Recorded data >>

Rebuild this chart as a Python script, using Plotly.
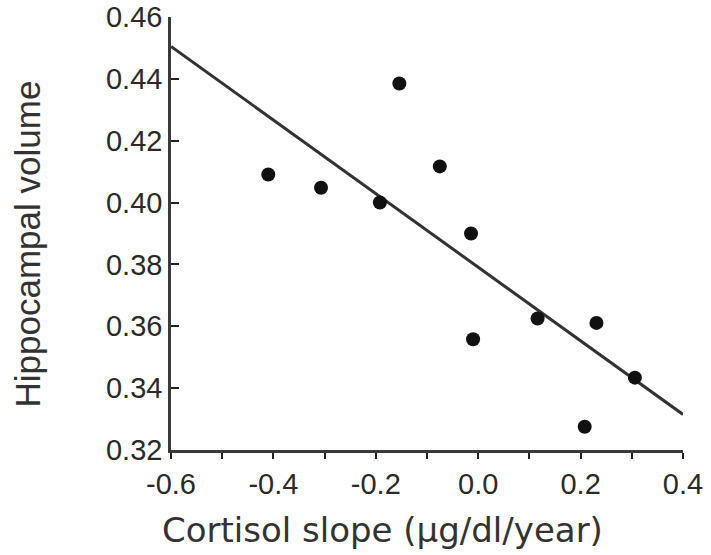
import plotly.graph_objects as go

# Data
cortisol_slope = [-0.41, -0.307, -0.192, -0.154, -0.075, -0.014, -0.010, 0.116, 0.231, 0.208, 0.306]
hippocampal_volume = [0.4091, 0.4048, 0.4000, 0.4385, 0.4117, 0.3900, 0.3558, 0.3625, 0.3611, 0.3275, 0.3434]

# Regression line as drawn (end points)
fit_x = [-0.6, 0.4]
fit_y = [0.4505, 0.3315]

x_tickvals = [-0.6, -0.4, -0.2, 0.0, 0.2, 0.4]
x_ticktext = ["-0.6", "-0.4", "-0.2", "0.0", "0.2", "0.4"]
y_tickvals = [0.32, 0.34, 0.36, 0.38, 0.40, 0.42, 0.44, 0.46]
y_ticktext = ["0.32", "0.34", "0.36", "0.38", "0.40", "0.42", "0.44", "0.46"]

x_title = "Cortisol slope (µg/dl/year)"
y_title = "Hippocampal volume"

fig = go.Figure()
fig.add_trace(go.Scatter(
    x=fit_x, y=fit_y, mode="lines",
    line=dict(color="#333333", width=3),
    hoverinfo="skip", showlegend=False, cliponaxis=False,
))
fig.add_trace(go.Scatter(
    x=cortisol_slope, y=hippocampal_volume, mode="markers",
    marker=dict(color="#111111", size=14),
    showlegend=False, cliponaxis=False,
))

axis_font = dict(family="Liberation Sans, Arial, sans-serif", size=29, color="#2a2a2a")

fig.update_layout(
    width=711, height=555,
    margin=dict(l=171, r=28, t=17, b=105, autoexpand=False),
    paper_bgcolor="white", plot_bgcolor="white",
    xaxis=dict(
        range=[-0.6, 0.4], tickvals=x_tickvals, ticktext=x_ticktext,
        showgrid=False, zeroline=False, automargin=False,
        ticklabeloverflow="allow",
        showline=True, linecolor="#3a3a3a", linewidth=2.5,
        ticks="outside", ticklen=6, tickwidth=2, tickcolor="#222222",
        minor=dict(dtick=0.1, ticks="outside", ticklen=6, tickwidth=2, tickcolor="#222222"),
        tickfont=axis_font,
    ),
    yaxis=dict(
        range=[0.32, 0.46], tickvals=y_tickvals, ticktext=y_ticktext,
        showgrid=False, zeroline=False, automargin=False,
        ticklabeloverflow="allow",
        showline=True, linecolor="#3a3a3a", linewidth=2.5,
        ticks="inside", ticklen=8, tickwidth=2, tickcolor="#222222",
        tickfont=axis_font,
    ),
    annotations=[
        dict(text=x_title, xref="paper", yref="paper", x=0.413, y=-0.185,
             xanchor="center", yanchor="middle", showarrow=False,
             font=dict(family="DejaVu Sans, sans-serif", size=34, color="#333333")),
        dict(text=y_title, xref="paper", yref="paper", x=-0.281, y=0.475,
             xanchor="center", yanchor="middle", showarrow=False, textangle=-90,
             font=dict(family="Liberation Sans, Arial, sans-serif", size=35, color="#333333")),
    ],
)

fig.write_html("out.html", config={"displayModeBar": False},
               post_script="document.body.style.margin='0';")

Goal of the exercise >> Keep the pictures out of the copy and return the rest of the data above exactly.

Expected output >>
Rebuild this chart as a Python script, using Plotly.
import plotly.graph_objects as go

# Data
cortisol_slope = [-0.41, -0.307, -0.192, -0.154, -0.075, -0.014, -0.010, 0.116, 0.231, 0.208, 0.306]
hippocampal_volume = [0.4091, 0.4048, 0.4000, 0.4385, 0.4117, 0.3900, 0.3558, 0.3625, 0.3611, 0.3275, 0.3434]

# Regression line as drawn (end points)
fit_x = [-0.6, 0.4]
fit_y = [0.4505, 0.3315]

x_tickvals = [-0.6, -0.4, -0.2, 0.0, 0.2, 0.4]
x_ticktext = ["-0.6", "-0.4", "-0.2", "0.0", "0.2", "0.4"]
y_tickvals = [0.32, 0.34, 0.36, 0.38, 0.40, 0.42, 0.44, 0.46]
y_ticktext = ["0.32", "0.34", "0.36", "0.38", "0.40", "0.42", "0.44", "0.46"]

x_title = "Cortisol slope (µg/dl/year)"
y_title = "Hippocampal volume"

fig = go.Figure()
fig.add_trace(go.Scatter(
    x=fit_x, y=fit_y, mode="lines",
    line=dict(color="#333333", width=3),
    hoverinfo="skip", showlegend=False, cliponaxis=False,
))
fig.add_trace(go.Scatter(
    x=cortisol_slope, y=hippocampal_volume, mode="markers",
    marker=dict(color="#111111", size=14),
    showlegend=False, cliponaxis=False,
))

axis_font = dict(family="Liberation Sans, Arial, sans-serif", size=29, color="#2a2a2a")

fig.update_layout(
    width=711, height=555,
    margin=dict(l=171, r=28, t=17, b=105, autoexpand=False),
    paper_bgcolor="white", plot_bgcolor="white",
    xaxis=dict(
        range=[-0.6, 0.4], tickvals=x_tickvals, ticktext=x_ticktext,
        showgrid=False, zeroline=False, automargin=False,
        ticklabeloverflow="allow",
        showline=True, linecolor="#3a3a3a", linewidth=2.5,
        ticks="outside", ticklen=6, tickwidth=2, tickcolor="#222222",
        minor=dict(dtick=0.1, ticks="outside", ticklen=6, tickwidth=2, tickcolor="#222222"),
        tickfont=axis_font,
    ),
    yaxis=dict(
        range=[0.32, 0.46], tickvals=y_tickvals, ticktext=y_ticktext,
        showgrid=False, zeroline=False, automargin=False,
        ticklabeloverflow="allow",
        showline=True, linecolor="#3a3a3a", linewidth=2.5,
        ticks="inside", ticklen=8, tickwidth=2, tickcolor="#222222",
        tickfont=axis_font,
    ),
    annotations=[
        dict(text=x_title, xref="paper", yref="paper", x=0.413, y=-0.185,
             xanchor="center", yanchor="middle", showarrow=False,
             font=dict(family="DejaVu Sans, sans-serif", size=34, color="#333333")),
        dict(text=y_title, xref="paper", yref="paper", x=-0.281, y=0.475,
             xanchor="center", yanchor="middle", showarrow=False, textangle=-90,
             font=dict(family="Liberation Sans, Arial, sans-serif", size=35, color="#333333")),
    ],
)

fig.write_html("out.html", config={"displayModeBar": False},
               post_script="document.body.style.margin='0';")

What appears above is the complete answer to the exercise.